Sylvan Heights Bird Park, in Scotland Neck, is home to more than 2,000 birds – and boasts one of the largest waterfowl collection in the world.
From Raleigh, Scotland Neck is 88 miles, about a 90-minute drive. Scotland Neck is northeast of Tarboro.
To see and do
Mike and Ali Lubbock are co-founders of Sylvan Heights. Mike, a native of England, was director of aviculture at the United Kingdom’s Wildfowl and Wetlands Trust before coming to the U.S. Ali, hailing from Scotland, was a researcher at the Trust. The couple began their own breeding center in 1985 in the North Carolina mountain town of Sylva. The business relocated to Scotland Neck, in Down East North Carolina, four years later (but kept “Sylvan” in the title).
Over the past 25 years, Sylvan Heights has earned a reputation as one of the premier waterfowl conservation and breeding preserve in the country.
In recognition of their similar conservation and education goals, the N.C. Zoological Society formed a partnership with Sylvan Heights. Eighteen acres of woodland adjacent to the Scotland Neck facility have been developed into a public area featuring aviaries and an education center.
The aviaries carry a continental theme and are populated with waterfowl native to North and South America, Europe, Africa and Australia. All eight species of swans in the world are found at Sylvan Heights.

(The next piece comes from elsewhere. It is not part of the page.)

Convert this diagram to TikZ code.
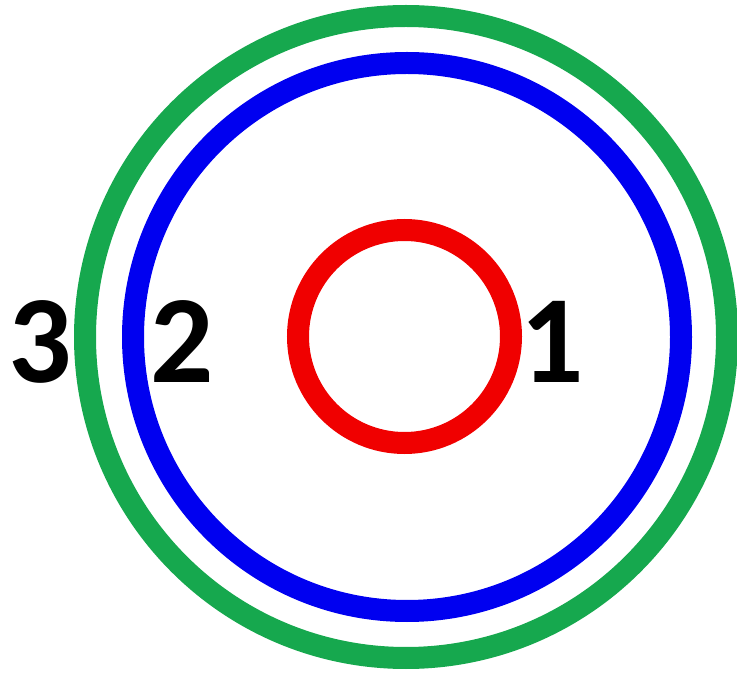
\documentclass[tikz,border=0pt]{standalone}
\usepackage{fontspec}
\setmainfont{Carlito}
\definecolor{ringgreen}{RGB}{22,168,78}
\definecolor{ringblue}{RGB}{0,0,240}
\definecolor{ringred}{RGB}{240,0,0}
\begin{document}
\begin{tikzpicture}[x=1pt,y=1pt,
  ring/.style={line width=22pt},
  lbl/.style={inner sep=0pt,anchor=base,font=\fontsize{125}{125}\selectfont\bfseries,text=black}]
\useasboundingbox (0,0) rectangle (737,673);
\coordinate (c) at (406,336);
\draw[ring,ringgreen] (c) circle[radius=321];
\draw[ring,ringblue] (407,336) circle[radius=274];
\draw[ring,ringred] (404.5,336.5) circle[radius=106.5];
\node[lbl] (n3) at (40,290) {3};
\node[lbl] (n2) at (182,290) {2};
\node[lbl] (n1) at (552,290) {1};
\end{tikzpicture}
\end{document}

More than 100 varieties of geese and ducks are exhibited at the Sylvan Heights’ park. Among the nonwaterfowl inhabitants are emus, pheasants, toucans, cranes, macaws, parrots, kookaburras and owls; a wetlands habitat provides safe haven for beavers and a variety of reptiles. Shaded pathways connect the exhibits and stations around the grounds provide detailed information about specific birds.